Comment The algorithm argument (Score 2, Informative) 331

According to United States law, you can't patent algorithms for the same reason that you can't patent blueprints, i.e., patents apply to useful inventions, to things that work in the world, as opposed to abstract ideas.

To get a sense of the distinction, it may be helpful to think about the Supreme Court's *other* big patent ruling today, i.e., Microsoft v. Alcatel-Lucent. In this case, both companies admitted that Windows infringes on Lucent's speech recognition patents. Normally, these patents would not apply to products in other countries, which are governed by their own patent laws. This explicitly includes cases in which somebody sells a blueprint to somebody else in another country, who then uses that blueprint to manufacture a product that infringes on a US patent. The exception in US law is if you ship components of an infringing product overseas and then have them assembled over there. Congress correctly perceived such an act as an attempted end-run around US patent laws and said that, whether or not it is assembled in the US, a product that is manufactured in the United States and infringes on US patents is subject to US patent law.

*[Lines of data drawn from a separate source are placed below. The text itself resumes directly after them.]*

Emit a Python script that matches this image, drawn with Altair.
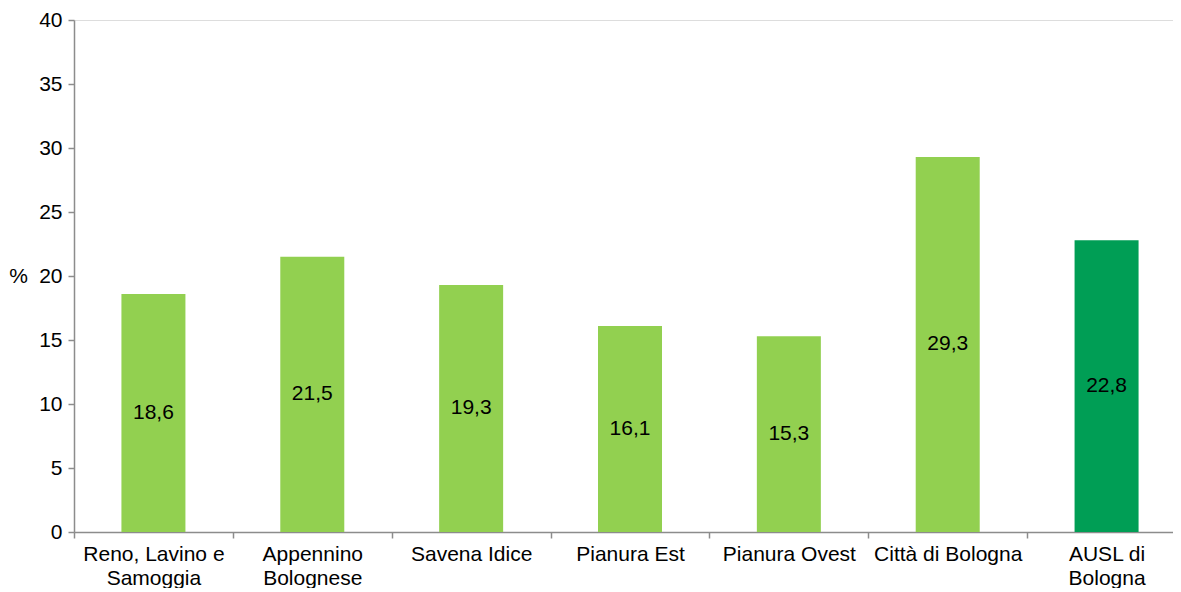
import altair as alt
import pandas as pd

categories = ["Reno, Lavino e|Samoggia", "Appennino|Bolognese", "Savena Idice",
              "Pianura Est", "Pianura Ovest", "Città di Bologna", "AUSL di|Bologna"]
values = [18.6, 21.5, 19.3, 16.1, 15.3, 29.3, 22.8]
labels = ["18,6", "21,5", "19,3", "16,1", "15,3", "29,3", "22,8"]
colors = ["#92D050", "#92D050", "#92D050", "#92D050", "#92D050", "#92D050", "#009E55"]
y_ticks = [0, 5, 10, 15, 20, 25, 30, 35, 40]

df = pd.DataFrame({"cat": categories, "val": values, "lab": labels, "col": colors})

FONT = "Liberation Sans"
FS = 21

x_enc = alt.X("cat:N", sort=None,
              scale=alt.Scale(paddingInner=0, paddingOuter=0, range=[0, 1112]),
              axis=alt.Axis(title=None, labelAngle=0, tickBand="extent",
                            labelExpr="split(datum.label, '|')",
                            labelFontSize=FS, labelFont=FONT, labelColor="#000000",
                            labelPadding=5, labelLineHeight=24,
                            domainColor="#8C8C8C", domainWidth=1.5,
                            tickColor="#8C8C8C", tickWidth=1.5, tickSize=6))

bars = alt.Chart(df).mark_bar(size=64).encode(
    x=x_enc,
    y=alt.Y("val:Q", scale=alt.Scale(domain=[0, 40], nice=False),
            axis=alt.Axis(values=y_ticks, grid=False, title="%", titleAngle=0,
                          titleX=-56, titleY=256, titleAlign="center",
                          titleBaseline="middle", titleFontSize=FS,
                          titleFontWeight="normal", titleFont=FONT, titleColor="#000000",
                          labelFontSize=FS, labelFont=FONT, labelColor="#000000",
                          labelPadding=6,
                          domainColor="#8C8C8C", domainWidth=1.5,
                          tickColor="#8C8C8C", tickWidth=1.5, tickSize=6)),
    color=alt.Color("col:N", scale=None),
)

text = alt.Chart(df).transform_calculate(mid="datum.val / 2").mark_text(
    fontSize=FS, font=FONT, color="#000000", baseline="middle", align="center"
).encode(
    x=alt.X("cat:N", sort=None),
    y=alt.Y("mid:Q"),
    text="lab:N",
)

chart = alt.layer(bars, text).properties(
    width=1099, height=512,
    autosize=alt.AutoSizeParams(type="none"),
    padding={"left": 66, "top": 12, "right": 0, "bottom": 56},
).configure_view(stroke=None).configure(background="white")

chart.save("out.html", embed_options={"renderer": "svg", "actions": False})
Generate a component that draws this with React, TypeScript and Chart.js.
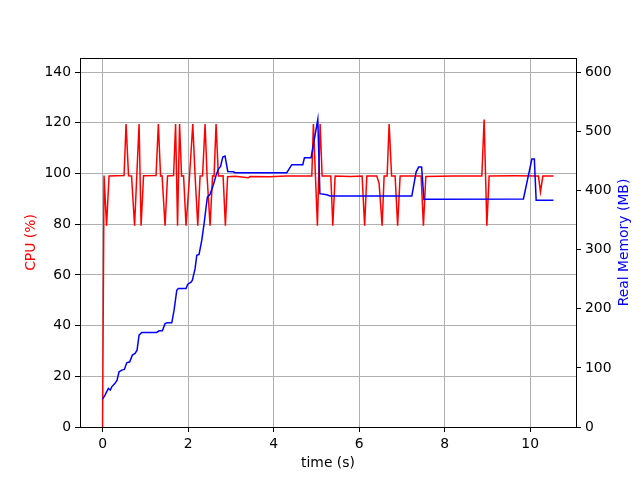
import React, { useEffect, useRef } from "react";
import { Chart, registerables } from "chart.js";

Chart.register(...registerables);

// CPU samples (vertices of the red trace)
const cpuTime = [
  0.000, 0.035, 0.094, 0.152, 0.503, 0.550, 0.608, 0.678, 0.749, 0.854,
  0.901, 0.959, 1.251, 1.305, 1.357, 1.392, 1.462, 1.520, 1.661, 1.708,
  1.754, 1.801, 1.848, 1.895, 1.953, 2.035, 2.110, 2.164, 2.227, 2.281,
  2.339, 2.398, 2.444, 2.515, 2.573, 2.608, 2.655, 2.709, 2.819, 2.873,
  2.924, 3.100, 3.404, 3.450, 3.900, 4.300, 4.894, 4.931, 5.025, 5.088,
  5.135, 5.338, 5.385, 5.439, 5.800, 6.070, 6.129, 6.180, 6.414, 6.468,
  6.538, 6.585, 6.655, 6.702, 6.760, 6.842, 6.901, 6.959, 7.450, 7.504,
  7.560, 8.200, 8.870, 8.924, 8.987, 9.041, 9.600, 10.194, 10.241, 10.297,
  10.545,
];
const cpuValues = [
  0, 99.2, 79.4, 99.0, 99.2, 119.5, 99.1, 99.0, 79.4, 119.5,
  79.4, 99.1, 99.2, 119.5, 99.0, 99.1, 79.4, 99.0, 99.2, 119.5,
  79.4, 119.5, 99.0, 99.1, 79.4, 99.0, 119.5, 99.2, 79.4, 99.0,
  99.1, 119.5, 99.0, 79.4, 99.1, 99.0, 119.5, 99.0, 99.1, 79.4,
  98.7, 98.9, 98.3, 98.8, 98.7, 99.0, 99.0, 119.5, 79.4, 119.5,
  99.0, 99.0, 79.4, 99.0, 98.8, 99.0, 79.4, 99.0, 99.0, 96.0,
  79.4, 99.0, 99.0, 119.5, 99.0, 99.0, 79.4, 99.0, 99.0, 79.4,
  98.8, 99.0, 99.0, 121.3, 79.4, 99.0, 99.1, 99.0, 92.8, 99.0,
  99.0,
];

// Memory samples (vertices of the blue trace)
const memTime = [
  0.000, 0.058, 0.136, 0.182, 0.215, 0.292, 0.339, 0.386, 0.449, 0.510,
  0.566, 0.636, 0.697, 0.760, 0.807, 0.854, 0.917, 1.268, 1.322, 1.399,
  1.462, 1.509, 1.619, 1.673, 1.736, 1.773, 1.953, 1.993, 2.070, 2.101,
  2.164, 2.204, 2.257, 2.320, 2.374, 2.421, 2.452, 2.515, 2.592, 2.663,
  2.714, 2.760, 2.812, 2.865, 2.929, 3.060, 3.099, 4.309, 4.426, 4.683,
  4.721, 4.877, 5.034, 5.083, 5.244, 5.322, 7.233, 7.333, 7.392, 7.462,
  7.516, 7.567, 9.843, 10.040, 10.098, 10.140, 10.545,
];
const memValues = [
  47.3, 54, 65.4, 62.5, 68, 74, 79.4, 93.5, 96.3, 97.5,
  108.7, 110.4, 121.7, 124.5, 130, 155.5, 160, 160, 162.8, 163,
  175, 176.3, 176.3, 197.7, 231.5, 234.4, 234.4, 241.7, 245, 248.4,
  268, 290.7, 292, 316, 344, 372, 389, 394, 410, 428,
  437, 441, 456.8, 458.5, 432.6, 432, 430.5, 430.5, 444, 444,
  455.8, 455.8, 520.5, 395, 393, 391, 391, 431.5, 440, 440,
  385, 385.3, 386, 453.5, 453.5, 384, 384,
];

const xTickStep = 2;
const cpuTickStep = 20;
const memTickStep = 100;

const FONT = "'DejaVu Sans', sans-serif";
const FS = 13.9;

export default function App() {
  const ref = useRef<HTMLCanvasElement | null>(null);

  useEffect(() => {
    if (!ref.current) return;
    const tMin = Math.min(...cpuTime, ...memTime);
    const tMax = Math.max(...cpuTime, ...memTime);
    const xMargin = (tMax - tMin) * 0.05;
    const cpuMax = Math.max(...cpuValues) * 1.2;
    const memMax = Math.max(...memValues) * 1.2;

    const framePlugin = {
      id: "frame",
      afterDraw(chart: any) {
        const { ctx, chartArea } = chart;
        ctx.save();
        ctx.strokeStyle = "#000";
        ctx.lineWidth = 1;
        const l = Math.round(chartArea.left);
        const t = Math.round(chartArea.top);
        const r = Math.round(chartArea.right);
        const b = Math.round(chartArea.bottom);
        ctx.strokeRect(l + 0.5, t + 0.5, r - l, b - t);
        ctx.translate(624, (chartArea.top + chartArea.bottom) / 2);
        ctx.rotate(-Math.PI / 2);
        ctx.fillStyle = "#0000ff";
        ctx.font = `${FS}px ${FONT}`;
        ctx.textAlign = "center";
        ctx.textBaseline = "middle";
        ctx.fillText("Real Memory (MB)", 0, 0);
        ctx.restore();
      },
    };

    const chart = new Chart(ref.current, {
      type: "line",
      data: {
        datasets: [
          {
            label: "Real Memory (MB)",
            data: memTime.map((t, i) => ({ x: t, y: memValues[i] })),
            borderColor: "#0000ff",
            borderWidth: 1.5,
            pointRadius: 0,
            tension: 0,
            yAxisID: "yMem",
            order: 0,
          },
          {
            label: "CPU (%)",
            data: cpuTime.map((t, i) => ({ x: t, y: cpuValues[i] })),
            borderColor: "#ff0000",
            borderWidth: 1.5,
            pointRadius: 0,
            tension: 0,
            yAxisID: "yCpu",
            order: 1,
          },
        ],
      },
      options: {
        animation: false,
        responsive: false,
        layout: { padding: { top: 58, left: 0, right: 0, bottom: 0 } },
        plugins: { legend: { display: false }, tooltip: { enabled: false } },
        scales: {
          x: {
            type: "linear",
            position: "bottom",
            min: tMin - xMargin,
            max: tMax + xMargin,
            afterFit: (s: any) => { s.height = 53; },
            border: { display: false },
            grid: { color: "#b0b0b0", lineWidth: 1, tickColor: "#000", tickLength: 5 },
            ticks: {
              stepSize: xTickStep,
              includeBounds: false,
              maxRotation: 0,
              padding: 4,
              color: "#000",
              font: { family: FONT, size: FS },
            },
            title: {
              display: true,
              text: "time (s)",
              color: "#000",
              font: { family: FONT, size: FS },
              padding: { top: 0, bottom: 8.6 },
            },
          },
          yCpu: {
            type: "linear",
            position: "left",
            min: 0,
            max: cpuMax,
            afterFit: (s: any) => { s.width = 80; },
            border: { display: false },
            grid: { color: "#b0b0b0", lineWidth: 1, tickColor: "#000", tickLength: 5 },
            ticks: {
              stepSize: cpuTickStep,
              includeBounds: false,
              padding: 4,
              color: "#000",
              font: { family: FONT, size: FS },
            },
            title: {
              display: true,
              text: "CPU (%)",
              color: "#ff0000",
              font: { family: FONT, size: FS },
              padding: { top: 22.6, bottom: 0 },
            },
          },
          yMem: {
            type: "linear",
            position: "right",
            min: 0,
            max: memMax,
            afterFit: (s: any) => { s.width = 64; },
            border: { display: false },
            grid: { drawOnChartArea: false, color: "#000", tickColor: "#000", tickLength: 5 },
            ticks: {
              stepSize: memTickStep,
              includeBounds: false,
              padding: 4,
              color: "#000",
              font: { family: FONT, size: FS },
            },
          },
        },
      },
      plugins: [framePlugin],
    } as any);
    return () => chart.destroy();
  }, []);

  return (
    <div style={{ position: "absolute", left: 0, top: 0, width: 640, height: 480, background: "#fff" }}>
      <canvas ref={ref} width={640} height={480} style={{ display: "block" }} />
    </div>
  );
}
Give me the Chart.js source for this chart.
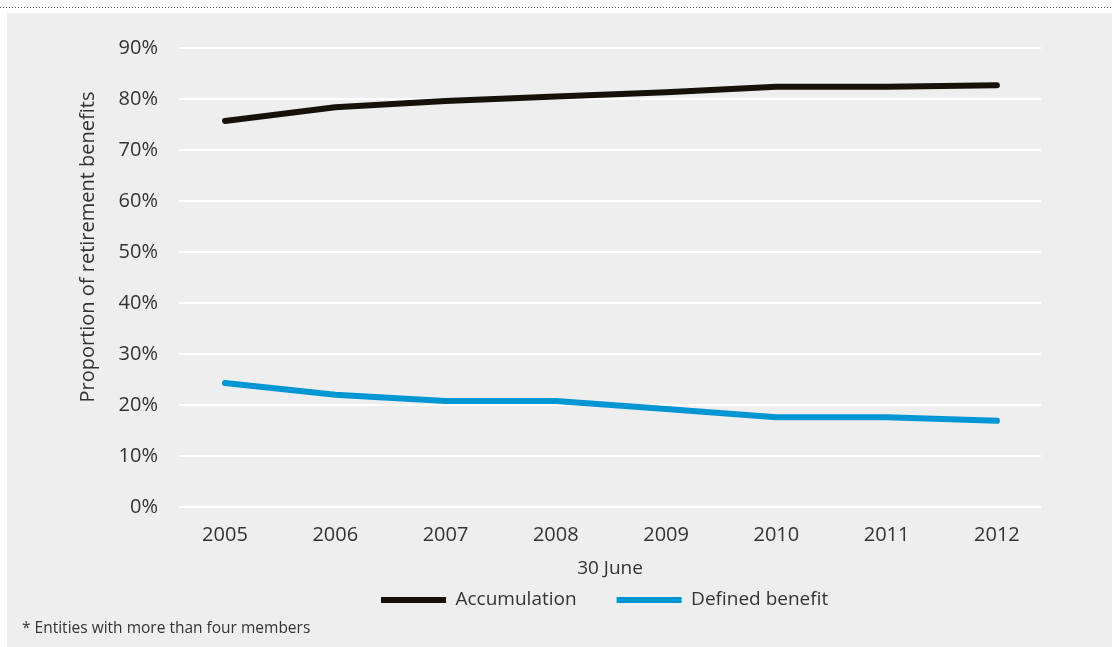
<!DOCTYPE html>
<html>
<head>
<meta charset="utf-8">
<script src="https://cdn.jsdelivr.net/npm/chart.js@4/dist/chart.umd.min.js"></script>
<style>
  html, body { margin: 0; padding: 0; background: #ffffff; width: 1118px; height: 647px; overflow: hidden; }
  #dots { position: absolute; left: 0; top: 7px; width: 1113px; height: 1px;
          background: repeating-linear-gradient(to right, #444 0 1px, transparent 1px 3px); }
  #panel { position: absolute; left: 7px; top: 13px; width: 1105px; height: 634px; background: #eeeeee; }
  #wrap { position: absolute; left: 0; top: 0; width: 1118px; height: 647px; }
  #note { position: absolute; left: 22px; top: 616px; font-family: "Open Sans", sans-serif; font-size: 15.5px; color: #333; white-space: nowrap; }
</style>
</head>
<body>
<div id="dots"></div>
<div id="panel"></div>
<div id="wrap"><canvas id="c" width="1118" height="647"></canvas></div>
<div id="note">* Entities with more than four members</div>
<script>
const years = [2005, 2006, 2007, 2008, 2009, 2010, 2011, 2012];
const accumulation = [75.7, 78.4, 79.6, 80.5, 81.3, 82.4, 82.4, 82.7];
const definedBenefit = [24.3, 22.0, 20.8, 20.8, 19.2, 17.6, 17.6, 16.9];
const yTicks = [0, 10, 20, 30, 40, 50, 60, 70, 80, 90];
const seriesNames = ['Accumulation', 'Defined benefit'];
const seriesColors = ['#16120a', '#0096d4'];
const yTitleText = 'Proportion of retirement benefits';
const xTitleText = '30 June';

const FONT = '"Open Sans", sans-serif';
const TEXT = '#333333';

const toPoints = (vals) => years.map((y, i) => ({ x: y, y: vals[i] }));

const legendPlace = {
  id: 'legendPlace',
  afterLayout(chart) {
    const lg = chart.legend;
    if (!lg) return;
    const pad = chart.options.plugins.legend.labels.padding;
    lg.left = 381 - pad;
    lg.right = 1118;
    lg.top = 600 - 9.5 - pad;
  }
};

const yTitle = {
  id: 'yTitle',
  afterDraw(chart) {
    const ctx = chart.ctx;
    ctx.save();
    ctx.translate(88, 247);
    ctx.rotate(-Math.PI / 2);
    ctx.font = '20px ' + FONT;
    ctx.fillStyle = TEXT;
    ctx.textAlign = 'center';
    ctx.textBaseline = 'middle';
    ctx.fillText(yTitleText, 0, 0);
    ctx.restore();
  }
};

new Chart(document.getElementById('c'), {
  type: 'line',
  data: {
    datasets: [
      { label: seriesNames[0], data: toPoints(accumulation), borderColor: seriesColors[0], backgroundColor: seriesColors[0],
        borderWidth: 6, pointRadius: 0, tension: 0, borderCapStyle: 'round', borderJoinStyle: 'round', fill: false },
      { label: seriesNames[1], data: toPoints(definedBenefit), borderColor: seriesColors[1], backgroundColor: seriesColors[1],
        borderWidth: 6, pointRadius: 0, tension: 0, borderCapStyle: 'round', borderJoinStyle: 'round', fill: false }
    ]
  },
  options: {
    responsive: false,
    animation: false,
    layout: { padding: { top: 48, right: 77, left: 0, bottom: 0 } },
    scales: {
      x: {
        type: 'linear',
        min: 2004.583,
        max: 2012.4,
        afterBuildTicks: (s) => { s.ticks = years.map(v => ({ value: v })); },
        afterFit: (s) => { s.height = 100; },
        grid: { display: false, drawTicks: false },
        border: { display: false },
        ticks: { padding: 16, color: TEXT, font: { family: FONT, size: 20 }, callback: (v) => String(v), maxRotation: 0, autoSkip: false },
        title: { display: true, text: xTitleText, color: TEXT, font: { family: FONT, size: 19, lineHeight: 1 }, padding: { top: 0, bottom: 29 } }
      },
      y: {
        min: 0,
        max: 90,
        afterBuildTicks: (s) => { s.ticks = yTicks.map(v => ({ value: v })); },
        afterFit: (s) => { s.width = 179; },
        grid: { color: '#ffffff', lineWidth: 2, drawTicks: false },
        border: { display: false },
        ticks: { padding: 21, color: TEXT, font: { family: FONT, size: 20 }, callback: (v) => v + '%' },
        title: { display: false }
      }
    },
    plugins: {
      tooltip: { enabled: false },
      legend: {
        position: 'bottom',
        align: 'start',
        maxHeight: 40,
        labels: {
          usePointStyle: true,
          pointStyle: 'line',
          pointStyleWidth: 65,
          padding: 40,
          color: TEXT,
          font: { family: FONT, size: 19 }
        }
      }
    }
  },
  plugins: [legendPlace, yTitle]
});
</script>
</body>
</html>
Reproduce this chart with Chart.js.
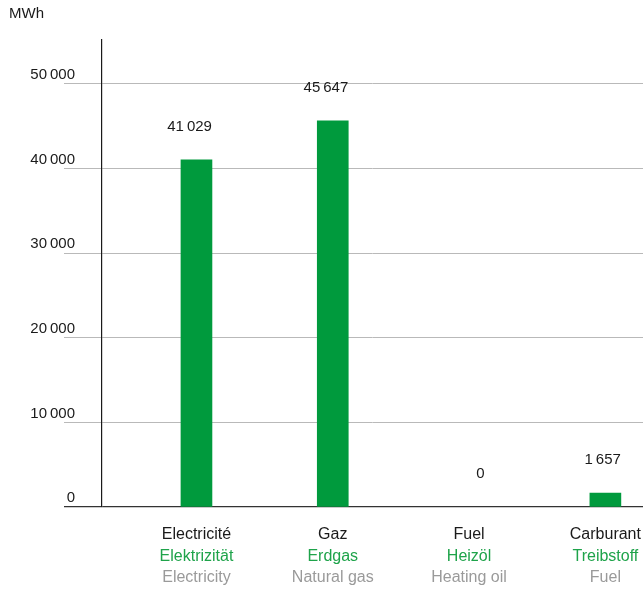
<!DOCTYPE html>
<html>
<head>
<meta charset="utf-8">
<script src="https://cdn.jsdelivr.net/npm/chart.js@4.4.1/dist/chart.umd.min.js"></script>
<style>
  html, body { margin: 0; padding: 0; background: #fff; }
  #wrap { width: 643px; height: 589px; position: relative; }
</style>
</head>
<body>
<div id="wrap"><canvas id="chart"></canvas></div>
<script>
const unit = 'MWh';
const labelsFr = ['Electricité', 'Gaz', 'Fuel', 'Carburant'];
const labelsDe = ['Elektrizität', 'Erdgas', 'Heizöl', 'Treibstoff'];
const labelsEn = ['Electricity', 'Natural gas', 'Heating oil', 'Fuel'];
const values = [41029, 45647, 0, 1657];
const yTicks = [0, 10000, 20000, 30000, 40000, 50000];

const FONT = '"Liberation Sans", Arial, Helvetica, sans-serif';
const GREEN = '#009a3d';

function fmt(n) {
    // thin space as thousands separator
    return String(n).replace(/\B(?=(\d{3})+(?!\d))/g, '\u2009');
}

// value labels, category labels and unit
const textPlugin = {
    id: 'texts',
    afterDraw(chart) {
        const ctx = chart.ctx;
        const x = chart.scales.x;
        const y = chart.scales.y;
        ctx.save();
        ctx.textBaseline = 'middle';

        ctx.font = '15px ' + FONT;
        ctx.fillStyle = '#1a1a1a';
        ctx.textAlign = 'left';
        ctx.fillText(unit, 9, 14);

        const meta = chart.getDatasetMeta(0);
        values.forEach((v, i) => {
            const bar = meta.data[i];
            const cx = x.getPixelForValue(i);
            ctx.font = '15px ' + FONT;
            ctx.textAlign = 'right';
            ctx.fillStyle = '#1a1a1a';
            ctx.fillText(fmt(v), cx + bar.width / 2, y.getPixelForValue(v) - 33);

            ctx.font = '16px ' + FONT;
            ctx.textAlign = 'center';
            ctx.fillStyle = '#1a1a1a';
            ctx.fillText(labelsFr[i], cx, 535);
            ctx.fillStyle = '#1ea34a';
            ctx.fillText(labelsDe[i], cx, 557);
            ctx.fillStyle = '#9a9a9a';
            ctx.fillText(labelsEn[i], cx, 578);
        });
        ctx.restore();
    }
};

new Chart(document.getElementById('chart'), {
    type: 'bar',
    data: {
        datasets: [{
            data: values.map((v, i) => ({ x: i, y: v })),
            backgroundColor: values.map(v => v > 0 ? GREEN : 'rgba(0,0,0,0)'),
            borderWidth: 0,
            barThickness: 31
        }]
    },
    options: {
        responsive: true,
        maintainAspectRatio: false,
        animation: false,
        layout: { padding: { top: 40, bottom: 82, left: 0, right: 0 } },
        plugins: {
            legend: { display: false },
            tooltip: { enabled: false }
        },
        scales: {
            x: {
                type: 'linear',
                display: false,
                offset: false,
                min: -0.693,
                max: 3.276
            },
            y: {
                min: 0,
                max: 55200,
                afterFit(scale) { scale.width = 102; },
                afterBuildTicks(scale) { scale.ticks = yTicks.map(v => ({ value: v })); },
                border: { display: true, color: '#1a1a1a', width: 1.2 },
                grid: {
                    color: ctx => ctx.tick && ctx.tick.value === 0 ? '#333' : '#b9b9b9',
                    lineWidth: ctx => ctx.tick && ctx.tick.value === 0 ? 1.3 : 1,
                    tickLength: 38,
                    drawTicks: true
                },
                ticks: {
                    color: '#1a1a1a',
                    font: { family: FONT, size: 15 },
                    padding: -11,
                    labelOffset: -9,
                    callback: v => fmt(v)
                }
            }
        }
    },
    plugins: [textPlugin]
});
</script>
</body>
</html>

Microsoft ships a master DVD overseas, where it is duplicated and installed on computers there. Alcatel-Lucent argued that this is fundamentally similar to assembling a US-manufactured product overseas and that Microsoft should pay damages. (A lower court awarded them $1.5 billion.) Microsoft argued, however, that shipping a master DVD is more like sending a blueprint for products that are then manufactured overseas. The Supreme Court concurred, ruling in favor of Microsoft 8-1.

Now here's the key twist. In an Amicus brief that was probably not appreciated by Microsoft and apparently not embraced by the court, the SFLC argued that *all* software is like a blueprint or an algorithm, as this weird test case of installing it overseas versus installing it domestically demonstrates (in their view). Therefore, software should be fundamentally unpatentable.